3.       Try not to put your children in situations they don’t have the maturity to handle. If your daughter doesn’t have the self-control to entertain herself while you catch up with Linda, try to find an alternative. Can you meet Linda at a coffee shop? I used to pay Matt to occupy the younger siblings when my sister came to visit. It’s not fair to a child to punish/shame them for how they behaved in a situation they weren’t taught how to navigate.

4.       Teach your child how to “reach” you. The Ezzos teach the technique of having your child squeeze your hand silently if you’re in the middle of a conversation with someone else. It says, “I need you,” or “I want to say something.” Then you squeeze back, and it means, “I hear you. I’ll be with you soon.” This prevents some of the “Mom. Mom! MOM!!” desperation when you’re on the phone. Just don't make them wait too long before you turn to them and hear what they want to say.

5.       It won’t hurt them to learn that there are times for talking and times to be quiet. Emily reports that when she used to ask me questions in church like, “Does Nancy have a baby in her tummy or is she just fat?” I used to whisper, “Ask me after.” She found it frustrating because she always forgot her question by the time church was over, but she didn’t find it shaming.
Also, it’s ok to use a timer. I would often set a timer for five or ten minutes when I needed to write a note or make a grocery list. They knew they could talk after the timer beeped. We were traveling in the van one day and Matthew was talking non-stop in the front seat. I told him he needs to be quiet for five minutes, just to rest my brain. The five minutes passed and the chatter didn’t resume. How could this be? He had fallen asleep.

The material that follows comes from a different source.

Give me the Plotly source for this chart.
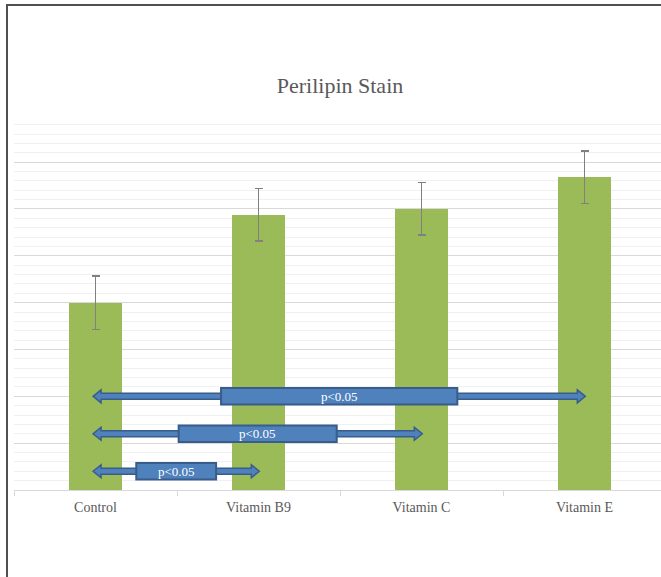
import plotly.graph_objects as go

# ---- data ----
categories = ["Control", "Vitamin B9", "Vitamin C", "Vitamin E"]
values = [20.0, 29.4, 30.0, 33.4]
errors = [2.85, 2.8, 2.8, 2.8]
# comparisons: (from index, to index, level on y, label)
comp_from = [0, 0, 0]
comp_to = [3, 2, 1]
comp_level = [10, 6, 2]
comp_label = ["p<0.05", "p<0.05", "p<0.05"]

# ---- layout geometry ----
W, H = 661, 577
ML, MR, MT, MB = 14, 0, 115, 87
px_per_cat = 163.0
plot_w = W - ML - MR
plot_h = H - MT - MB
y_max = 40.03
x_lo = -0.5
x_hi = x_lo + plot_w / px_per_cat
px_per_y = plot_h / y_max

GREEN = "#9BBB59"
BLUE = "#4F81BD"
DBLUE = "#385D8A"
GRAY_TXT = "#595959"
FONT = "Liberation Serif"

fig = go.Figure()
fig.add_trace(go.Bar(
    x=list(range(len(categories))), y=values,
    marker=dict(color=GREEN, line=dict(width=0)),
    width=0.32,
    error_y=dict(type="data", array=errors, visible=True,
                 color="#808080", thickness=1.5, width=4),
    showlegend=False,
))

shapes = []
annotations = []
hl = 8 / px_per_cat          # arrow head length (x units)
sh = 3 / px_per_y            # shaft half-thickness
hh = 6.5 / px_per_y          # head half-height
bh = 8.3 / px_per_y          # box half-height
for a, b, lv, lab in zip(comp_from, comp_to, comp_level, comp_label):
    x0, x1 = a - 0.015, b + 0.005
    y = lv
    path = (f"M {x0},{y} L {x0+hl},{y+hh} L {x0+hl},{y+sh} L {x1-hl},{y+sh} "
            f"L {x1-hl},{y+hh} L {x1},{y} L {x1-hl},{y-hh} L {x1-hl},{y-sh} "
            f"L {x0+hl},{y-sh} L {x0+hl},{y-hh} Z")
    shapes.append(dict(type="path", path=path, xref="x", yref="y",
                       fillcolor=BLUE, line=dict(color=DBLUE, width=1.5), layer="above"))
    cx = (x0 + x1) / 2
    half = 0.24 * (x1 - x0)
    shapes.append(dict(type="rect", xref="x", yref="y",
                       x0=cx - half, x1=cx + half, y0=y - bh, y1=y + bh,
                       fillcolor=BLUE, line=dict(color=DBLUE, width=2), layer="above"))
    annotations.append(dict(x=cx, y=y, xref="x", yref="y", text=lab, showarrow=False,
                            font=dict(family=FONT, size=13, color="white")))

# outer frame (left and top edges visible)
shapes.append(dict(type="rect", xref="paper", yref="paper",
                   x0=(7 - ML) / plot_w, x1=1.1,
                   y0=-0.6, y1=(H - MB - 5) / plot_h,
                   line=dict(color="#505050", width=2), fillcolor="rgba(0,0,0,0)", layer="above"))

fig.update_layout(
    width=W, height=H,
    margin=dict(l=ML, r=MR, t=MT, b=MB, pad=0),
    paper_bgcolor="white", plot_bgcolor="white",
    title=dict(text="Perilipin Stain", x=(276 + 404) / 2 / W, xanchor="center",
               y=1 - 85 / H, yanchor="middle", yref="container",
               font=dict(family=FONT, size=22, color=GRAY_TXT)),
    shapes=shapes, annotations=annotations,
    bargap=0,
)
fig.update_xaxes(
    range=[x_lo, x_hi], tickvals=list(range(len(categories))), ticktext=categories,
    ticks="", showgrid=False, zeroline=False,
    showline=True, linecolor="#d9d9d9", linewidth=1,
    tickfont=dict(family=FONT, size=14, color=GRAY_TXT),
    ticklabelstandoff=4,
    minor=dict(tick0=-0.5, dtick=1, ticks="outside", ticklen=5, tickcolor="#d9d9d9", showgrid=False),
)
fig.update_yaxes(
    range=[0, y_max], dtick=5, showticklabels=False, ticks="",
    showgrid=True, gridcolor="#d9d9d9", gridwidth=1, zeroline=False,
    minor=dict(dtick=1, showgrid=True, gridcolor="#f0f0f0", gridwidth=1),
)

fig.write_html("out.html")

6.       Turn the question back to them. This advice is from Emily, who enjoyed it when people did it to her and has often done this with children. Their questions come from the wild, colorful swirling in their heads. If you turn it back to them, it helps to process the chaos into words and ideas. Say, “What do YOU think?” “Why do YOU think Dad went to work today?” “Do YOU think a horse or a helicopter would be better for going to the warehouse?” This puts some of the work of thinking back on them instead of you. That is a good thing.

7.       Don’t frame their talking in terms of bad or good. I feel like I did this with my children, to some degree, as I mentioned, in that Amy was good because she was quieter and didn’t exhaust me so much. Instead, think in terms of skills, kindness, and consideration. A child who always dominates a conversation will be handicapped socially. Teaching them to listen to others will benefit them the rest of their lives.

8.       Teach them to read. Once they can satisfy some of that curiosity on their own, the incessant questions will lessen until you can think at least one or two thoughts of your own in between. In Matt’s case, being able to read changed everything, and he devoured the newspaper, all the encyclopedias, and everything else within reach, resulting in long periods of blessed silence. Those inquisitive minds will be satisfied at last with a river of knowledge that Mom can’t begin to match.

9.       Remember that they will grow up, and they will astonish you. It takes a long time and a lot of work to raise a child and teach appropriate interactions, but it can be done and I’m sure you have what it takes.

I wish you much grace and wisdom for this stage.